Democrats want administration emails about Trump ploy to dump detained migrants on 'sanctuary cities'

AP

House Democrats asked the White House and agency officials on Monday for internal documents on Trump administration deliberations on its proposal to send detained migrants to “sanctuary cities,” which are mostly Democratic strongholds.

The letter, which stopped short of demanding the communications, represented Democrats’ formal response to the idea. Authorities in sanctuary cities limit their cooperation with federal authorities seeking to remove immigrants in the U.S. illegally.

“Not only does the administration lack the legal authority to transfer detainees in this manner, it is shocking that the president and senior administration officials are even considering manipulating release decisions for purely political reasons,” said the letter, which was signed and written by three House committee chairmen.

The letter says the plan seems aimed at targeting Democratic areas “in a bizarre and unlawful attempt to score political points,” citing news reports.

The proposal was rejected twice by administration officials, but President Donald Trump has defended the idea.
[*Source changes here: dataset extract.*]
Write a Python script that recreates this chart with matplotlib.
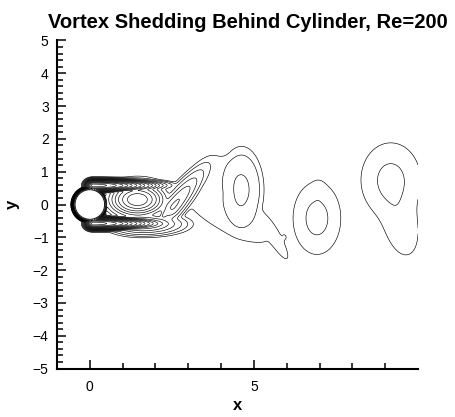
import numpy as np
import matplotlib
matplotlib.use("Agg")
import matplotlib.pyplot as plt
from matplotlib.patches import Circle
from matplotlib.ticker import MultipleLocator, FixedLocator

plt.rcParams["font.family"] = ["Liberation Sans", "DejaVu Sans"]

# cylinder
cyl_x, cyl_y, cyl_r = 0.0, 0.0, 0.45

# boundary layer wrapped around the cylinder
ring_peak = 40.0
ring_width = 0.06

# vorticity patches: centre, peak, spread downstream / upstream / across,
# tilt in degrees and profile exponent (1 = gaussian, >1 = flatter top)
#            sh+   sh-   spir  lower loop  braid A     Atail bump  env   B     Btip  C     Ctail bridge
patch_x = [0.10, 0.10, 1.45, 1.60, 2.30, 2.55, 4.62, 5.60, 5.92, 4.45, 6.92, 6.97, 9.17, 9.45, 3.90]
patch_y = [0.58, -0.58, 0.15, -0.60, -0.28, -0.05, 0.45, -0.95, -1.00, -0.45, -0.42, 0.40, 0.75, -0.50, 0.95]
patch_peak = [30.0, 30.0, 6.0, 3.0, 2.0, 2.5, 0.881, 0.45, 0.38, 0.45, 0.62, 0.40, 0.61, 0.50, 0.45]
patch_sa = [0.90, 0.90, 0.50, 0.75, 0.18, 0.95, 0.50, 0.80, 0.12, 1.20, 0.68, 0.22, 0.86, 1.25, 0.60]
patch_su = [0.12, 0.12, 0.50, 0.60, 0.18, 0.40, 0.50, 0.80, 0.12, 1.70, 0.68, 0.22, 0.86, 1.25, 0.60]
patch_sb = [0.09, 0.09, 0.30, 0.20, 0.08, 0.22, 0.96, 0.18, 0.15, 0.50, 1.03, 0.35, 1.07, 0.60, 0.50]
patch_tilt = [0, 0, 0, 0, 50, 51, 0, -60, 0, -27, 0, 0, 0, -77, 10]
patch_p = [1, 1, 1, 1, 1, 1, 1.5, 2, 1, 2, 1, 1, 1, 1, 2]

levels = [0.35, 0.55, 0.85, 1.3, 1.8, 2.4, 3.1, 4.0, 5.0, 6.5, 8.0, 10.0,
          12.5, 15.0, 18.0, 22.0, 27.0, 33.0, 40.0]

blend = 4  # power used to merge overlapping patches


def vorticity(x, y):
    r = np.hypot(x - cyl_x, y - cyl_y)
    front = 0.55 - 0.45 * (x - cyl_x) / np.maximum(r, 1e-9)
    total = (ring_peak * np.exp(-((r - cyl_r) / ring_width) ** 2) * front) ** blend
    for cx, cy, a, sa, su, sb, t, p in zip(patch_x, patch_y, patch_peak, patch_sa,
                                           patch_su, patch_sb, patch_tilt, patch_p):
        c, s = np.cos(np.radians(t)), np.sin(np.radians(t))
        u = (x - cx) * c + (y - cy) * s
        v = -(x - cx) * s + (y - cy) * c
        along = np.where(u > 0, sa, su)
        q = (u / along) ** 2 + (v / sb) ** 2
        total = total + (a * np.exp(-((q / 2) ** p))) ** blend
    w = total ** (1.0 / blend)
    return np.where(r < cyl_r, np.nan, w)


xg = np.linspace(-1.0, 10.0, 1100)
yg = np.linspace(-5.0, 5.0, 1000)
X, Y = np.meshgrid(xg, yg)
W = vorticity(X, Y)

fig = plt.figure(figsize=(4.55, 4.17), dpi=100)
ax = fig.add_axes([57 / 455, 48 / 417, 361 / 455, 329 / 417])

ax.contour(X, Y, W, levels=levels, colors="black", linewidths=0.45)
ax.add_patch(Circle((cyl_x, cyl_y), cyl_r, facecolor="white", edgecolor="black", lw=0.6, zorder=3))

ax.set_xlim(-1, 10)
ax.set_ylim(-5, 5)
ax.set_aspect("equal")

for side in ("top", "right"):
    ax.spines[side].set_visible(False)
for side in ("left", "bottom"):
    ax.spines[side].set_linewidth(1.5)

ax.xaxis.set_major_locator(FixedLocator([0, 5]))
ax.xaxis.set_minor_locator(FixedLocator([1, 2, 3, 4, 6, 7, 8, 9]))
ax.yaxis.set_major_locator(MultipleLocator(1))
ax.yaxis.set_minor_locator(MultipleLocator(0.2))
ax.tick_params(which="both", direction="in", width=1.1, top=False, right=False, labelsize=10)
ax.tick_params(which="major", length=6.5)
ax.tick_params(axis="x", which="major", pad=8)
ax.tick_params(axis="y", which="major", pad=6)
ax.tick_params(which="minor", length=4.3)

ax.set_xlabel("x", fontsize=12, fontweight="bold", labelpad=3)
ax.set_ylabel("y", fontsize=12, fontweight="bold", labelpad=9, rotation=90)
ax.set_title("Vortex Shedding Behind Cylinder, Re=200", fontsize=14.5, fontweight="bold",
             x=0.53, pad=9)

fig.savefig("out.png", dpi=100)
“The USA has the absolute legal right to have apprehended illegal immigrants transferred to Sanctuary Cities,” Trump tweeted Saturday. Trump has also been pushing to tighten immigration laws.

The plan comes as the administration has said it’s been overwhelmed by a flood of migrant families, largely from Central America, attempting to cross the southwestern border. The U.S. Border Patrol said the number of families apprehended in March, 53,000, set a new record, though Democrats say the administration is worsening the problem by aggressively detaining people caught entering illegally and limiting the number of applicants for refugee status who are processed.

The letter requests all relevant documents from Nov. 1, 2018, through Monday. It asks for them by May 3.

The letter was sent by House Judiciary Committee Chairman Jerrold Nadler, D-N.Y.; Oversight and Reform Committee Chairman Elijah Cummings, D-Md.; and Homeland Security Committee Chairman Bennie Thompson, D-Miss. It was sent to Mick Mulvaney, White House acting chief of staff, and Kevin McAleenan, acting secretary of the Homeland Security Department.